Infinite Memory

OKBrain Harness has a continuous fact extraction system that learns from your conversations and other interactions. Everything stays on your machine, and you can see exactly what it knows about you.

It uses a tiered architecture:

Continuous Fact Extraction

Every 30 minutes, it goes through your conversations and extracts facts. You can use a local model like Qwen 3.5 4B for this. If you cannot run that model, it falls back to Gemini 3 Flash.

Each extracted fact is categorized into one of the following groups:

Core
Technical
Project
Transient

All extracted facts are linked to their source conversations and stored in your local SQLite database.

If you enable vector embedding support, it will also generate embeddings for these facts. These are optionally used for RAG-based retrieval.

Fact Sheet Injection

We cannot send every fact to the AI model when you ask a question. Instead, we generate a fact sheet containing about 100–130 facts from all the categories above.

The fact sheet is generated right after fact extraction, using the same LLM. Here is how it works:

We send the previous fact sheet (if it exists)
We send the newly extracted facts grouped by category
We also send all facts extracted in the last few hours
We ask the AI model to generate a new fact sheet based on those inputs
We set some limits, such as a maximum word length per fact, guidelines for selection, and min/max counts per category

The generated fact sheet is injected into the AI model's context when you ask a question, so it can use that information to give you a better answer.

OKBrain fact sheets showing organized personal information

RAG-Based Facts

This only works if you enable vector embedding support. We use an embedding model to convert facts into a vector space where similar facts stay close together. When you ask a question, we find the most relevant facts using semantic similarity.

These facts supplement the fact sheet to provide richer context when answering your questions.

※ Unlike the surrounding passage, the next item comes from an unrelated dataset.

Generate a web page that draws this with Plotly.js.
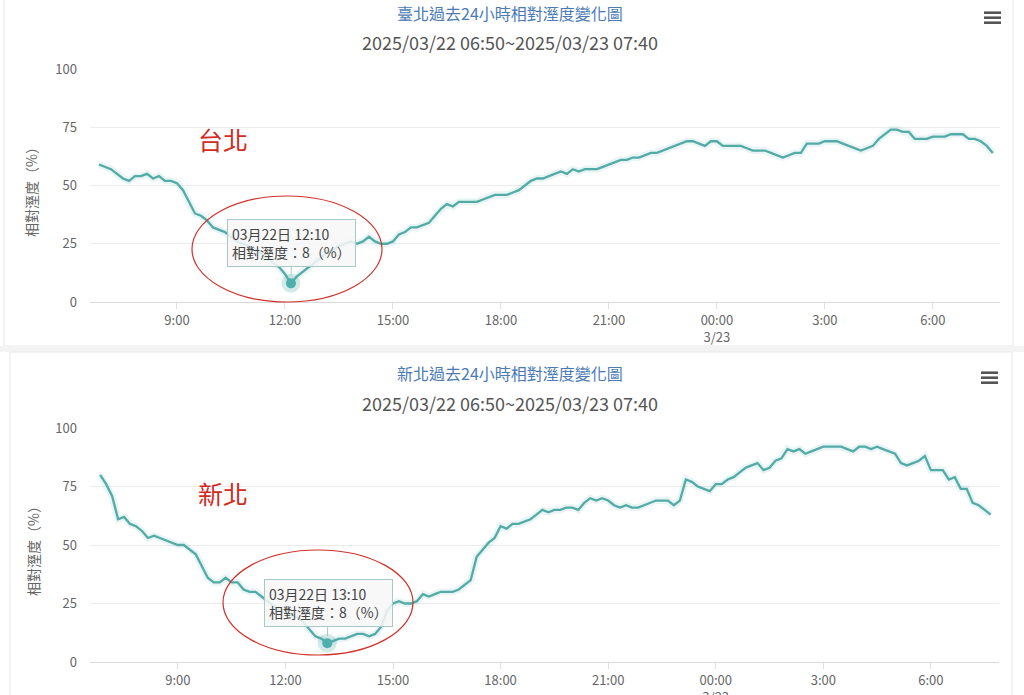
<!DOCTYPE html>
<html>
<head>
<meta charset="utf-8">
<script src="https://cdn.plot.ly/plotly-3.0.1.min.js"></script>
<style>
  html, body { margin: 0; padding: 0; background: #ffffff; }
  #chart { width: 1024px; height: 695px; }
</style>
</head>
<body>
<div id="chart"></div>
<script>
// ---------------- DATA ----------------
const startTime = Date.UTC(2025, 2, 22, 6, 50); // 2025-03-22 06:50
const stepMinutes = 10;

// 臺北 relative humidity (%), 10-minute readings 03/22 06:50 → 03/23 07:40
const taipeiRH = [
  59,
  58, 57, 55, 53, 52, 54,
  54, 55, 53, 54, 52, 52,
  51, 48, 43, 38, 37, 35,
  32, 31, 30, 28, 26, 25,
  24, 23, 21, 19, 17, 15,
  12, 8, 11, 13, 15, 17,
  19, 21, 22, 24, 25, 26,
  25, 26, 28, 26, 25, 25,
  26, 29, 30, 32, 32, 33,
  34, 37, 40, 42, 41, 43,
  43, 43, 43, 44, 45, 46,
  46, 46, 47, 48, 50, 52,
  53, 53, 54, 55, 56, 55,
  57, 56, 57, 57, 57, 58,
  59, 60, 61, 61, 62, 62,
  63, 64, 64, 65, 66, 67,
  68, 69, 69, 68, 67, 69,
  69, 67, 67, 67, 67, 66,
  65, 65, 65, 64, 63, 62,
  63, 64, 64, 68, 68, 68,
  69, 69, 69, 68, 67, 66,
  65, 66, 67, 70, 72, 74,
  74, 73, 73, 70, 70, 70,
  71, 71, 71, 72, 72, 72,
  70, 70, 69, 67, 64
];

// 新北 relative humidity (%)
const newTaipeiRH = [
  80,
  76, 71, 61, 62, 59, 58,
  56, 53, 54, 53, 52, 51,
  50, 50, 48, 46, 41, 36,
  34, 34, 36, 34, 34, 31,
  30, 30, 28, 26, 24, 22,
  21, 20, 19, 17, 14, 11,
  10, 8, 9, 10, 10, 11,
  12, 12, 11, 12, 15, 22,
  25, 26, 25, 25, 26, 29,
  28, 29, 30, 30, 30, 31,
  33, 35, 45, 48, 51, 53,
  58, 57, 59, 59, 60, 61,
  63, 65, 64, 65, 65, 66,
  66, 65, 68, 70, 69, 70,
  69, 67, 66, 67, 66, 66,
  67, 68, 69, 69, 69, 67,
  69, 78, 77, 75, 74, 73,
  76, 76, 78, 79, 81, 83,
  84, 85, 82, 83, 86, 87,
  91, 90, 91, 89, 90, 91,
  92, 92, 92, 92, 91, 90,
  92, 92, 91, 92, 91, 90,
  89, 85, 84, 85, 86, 88,
  82, 82, 82, 78, 79, 74,
  74, 68, 67, 65, 63
];

const xTickVals = [
  '2025-03-22 09:00', '2025-03-22 12:00', '2025-03-22 15:00', '2025-03-22 18:00',
  '2025-03-22 21:00', '2025-03-23 00:00', '2025-03-23 03:00', '2025-03-23 06:00'
];
const xTickText = ['9:00', '12:00', '15:00', '18:00', '21:00', '00:00<br>3/23', '3:00', '6:00'];
const yTickVals = [0, 25, 50, 75, 100];

const titleTop = '臺北過去24小時相對溼度變化圖';
const titleBottom = '新北過去24小時相對溼度變化圖';
const subtitleText = '2025/03/22 06:50~2025/03/23 07:40';
const yTitle = '相對溼度（%）';
const labelTop = '台北';
const labelBottom = '新北';
const tipTimeTop = '2025-03-22 12:10:00';
const tipTimeBottom = '2025-03-22 13:10:00';
const tipLabelTop = '03月22日 12:10';
const tipLabelBottom = '03月22日 13:10';
const tipSeriesName = '相對溼度';

// ---------------- BUILD ----------------
function fmt(ms) {
  return new Date(ms).toISOString().replace('T', ' ').slice(0, 19);
}
const times = taipeiRH.map((_, i) => fmt(startTime + i * stepMinutes * 60000));

const LINE = '#52aba7';
const FONT = '"Noto Sans CJK TC", "Noto Sans", sans-serif';

function series(vals, xa, ya) {
  return [
    { x: times, y: vals, xaxis: xa, yaxis: ya, type: 'scatter', mode: 'lines',
      line: { color: 'rgba(82,171,167,0.13)', width: 7 }, hoverinfo: 'skip' },
    { x: times, y: vals, xaxis: xa, yaxis: ya, type: 'scatter', mode: 'lines',
      line: { color: LINE, width: 2.3 }, hoverinfo: 'skip' }
  ];
}
function tipPoint(vals, tipTime, xa, ya) {
  const i = times.indexOf(tipTime);
  return [
    { x: [times[i]], y: [vals[i]], xaxis: xa, yaxis: ya, type: 'scatter', mode: 'markers',
      marker: { size: 19, color: 'rgba(82,171,167,0.25)' }, hoverinfo: 'skip', cliponaxis: false },
    { x: [times[i]], y: [vals[i]], xaxis: xa, yaxis: ya, type: 'scatter', mode: 'markers',
      marker: { size: 10, color: '#4db0ad' }, hoverinfo: 'skip', cliponaxis: false }
  ];
}

const traces = [].concat(
  series(taipeiRH, 'x', 'y'),
  series(newTaipeiRH, 'x2', 'y2'),
  tipPoint(taipeiRH, tipTimeTop, 'x', 'y'),
  tipPoint(newTaipeiRH, tipTimeBottom, 'x2', 'y2')
);

const W = 1024, H = 695;
const px = v => v / W;
const py = v => 1 - v / H;

function xaxisDef(domain, range, anchor) {
  return {
    type: 'date', domain: domain, range: range, anchor: anchor,
    tickmode: 'array', tickvals: xTickVals, ticktext: xTickText,
    ticks: 'outside', ticklen: 6, tickcolor: '#e0e0e0', tickwidth: 1,
    showgrid: false, showline: true, linecolor: '#dadada', linewidth: 1,
    zeroline: false, tickfont: { size: 13, color: '#666', family: FONT },
    fixedrange: true
  };
}
function yaxisDef(domain, anchor) {
  return {
    domain: domain, range: [0, 100], anchor: anchor,
    tickmode: 'array', tickvals: yTickVals,
    showgrid: true, gridcolor: '#ececec', gridwidth: 1,
    zeroline: false, showline: false, ticks: '',
    ticklabelstandoff: 12,
    tickfont: { size: 13, color: '#666', family: FONT },
    fixedrange: true
  };
}

function tip(xa, ya, vals, tipTime, label) {
  const i = times.indexOf(tipTime);
  return {
    xref: xa, yref: ya, x: times[i], y: vals[i],
    text: label + '<br>' + tipSeriesName + '：' + vals[i] + '（%）',
    showarrow: true, arrowhead: 0, arrowwidth: 1, arrowcolor: '#a8c9c7',
    ax: 1, ay: -40, standoff: 7,
    align: 'left', bgcolor: 'rgba(247,247,247,0.86)',
    bordercolor: '#a8c9c7', borderwidth: 1, borderpad: 4,
    font: { size: 14, color: '#444', family: FONT }
  };
}

function txt(x, y, text, size, color, angle) {
  return { xref: 'paper', yref: 'paper', x: px(x), y: py(y), text: text, showarrow: false,
    xanchor: 'center', yanchor: 'middle', textangle: angle || 0,
    font: { size: size, color: color, family: FONT } };
}

const annotations = [
  txt(510, 13, titleTop, 16, '#4a7bb4'),
  txt(510, 42, subtitleText, 18, '#555'),
  txt(510, 373, titleBottom, 16, '#4a7bb4'),
  txt(510, 403, subtitleText, 18, '#555'),
  txt(31, 189, yTitle, 14, '#666', -90),
  txt(33, 548, yTitle, 14, '#666', -90),
  txt(223, 139, labelTop, 25, '#d22b1f'),
  txt(223, 493, labelBottom, 25, '#d22b1f'),
  tip('x', 'y', taipeiRH, tipTimeTop, tipLabelTop),
  tip('x2', 'y2', newTaipeiRH, tipTimeBottom, tipLabelBottom)
];

function hamburger(x0, x1, ys) {
  return ys.map(y => ({ type: 'line', xref: 'paper', yref: 'paper',
    x0: px(x0), x1: px(x1), y0: py(y), y1: py(y), line: { color: '#555', width: 2.6 } }));
}

const shapes = [
  // panel frames and separator band
  { type: 'rect', xref: 'paper', yref: 'paper', x0: px(4), x1: px(1013), y0: py(346), y1: py(-2),
    line: { color: '#e8e8e8', width: 1 }, fillcolor: 'rgba(0,0,0,0)', layer: 'below' },
  { type: 'rect', xref: 'paper', yref: 'paper', x0: 0, x1: 1, y0: py(352), y1: py(346),
    line: { width: 0 }, fillcolor: '#f3f3f3', layer: 'below' },
  { type: 'rect', xref: 'paper', yref: 'paper', x0: px(10), x1: px(1012), y0: py(700), y1: py(352),
    line: { color: '#e8e8e8', width: 1 }, fillcolor: 'rgba(0,0,0,0)', layer: 'below' },
  // red highlight ellipses
  { type: 'circle', xref: 'paper', yref: 'paper', x0: px(192), x1: px(382), y0: py(302), y1: py(196),
    line: { color: '#d0302a', width: 1.2 } },
  { type: 'circle', xref: 'paper', yref: 'paper', x0: px(223), x1: px(413), y0: py(655), y1: py(550),
    line: { color: '#d0302a', width: 1.2 } }
].concat(hamburger(984, 1001, [12.7, 17.7, 22.7]), hamburger(981, 998, [372.7, 377.7, 382.7]));

const layout = {
  width: W, height: H,
  margin: { l: 0, r: 0, t: 0, b: 0 },
  paper_bgcolor: '#ffffff', plot_bgcolor: 'rgba(0,0,0,0)',
  showlegend: false, hovermode: false,
  font: { family: FONT },
  xaxis: xaxisDef([px(90), px(1000)], ['2025-03-22 06:35', '2025-03-23 07:52'], 'y'),
  yaxis: yaxisDef([py(302), py(69)], 'x'),
  xaxis2: xaxisDef([px(90), px(999)], ['2025-03-22 06:33', '2025-03-23 07:54'], 'y2'),
  yaxis2: yaxisDef([py(662), py(428)], 'x2'),
  annotations: annotations,
  shapes: shapes
};

Plotly.newPlot('chart', traces, layout, { displayModeBar: false, staticPlot: true });
</script>
</body>
</html>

Explicit Fact & Conversation Search

We have given the AI model tools to search facts and conversations on demand. If it needs more information about you, it can search the knowledge base and retrieve relevant results.

Recent Conversation Injections

Since facts are extracted every 30 minutes, there is a window where the AI model does not know about your recent interactions. To bridge this gap, we feed all questions (including follow-up questions) from that blind window into the AI model's context.

This way, the AI model is always aware of your recent conversations.

This is how we achieve infinite memory. It is straightforward to implement, requires no special libraries, and while it is not perfect, it gets the job done.

You can visit the /me page to view your facts and fact sheets, and edit them as you wish.

OKBrain using memory in a conversation

This is how OKBrain uses your memory to provide context-aware responses.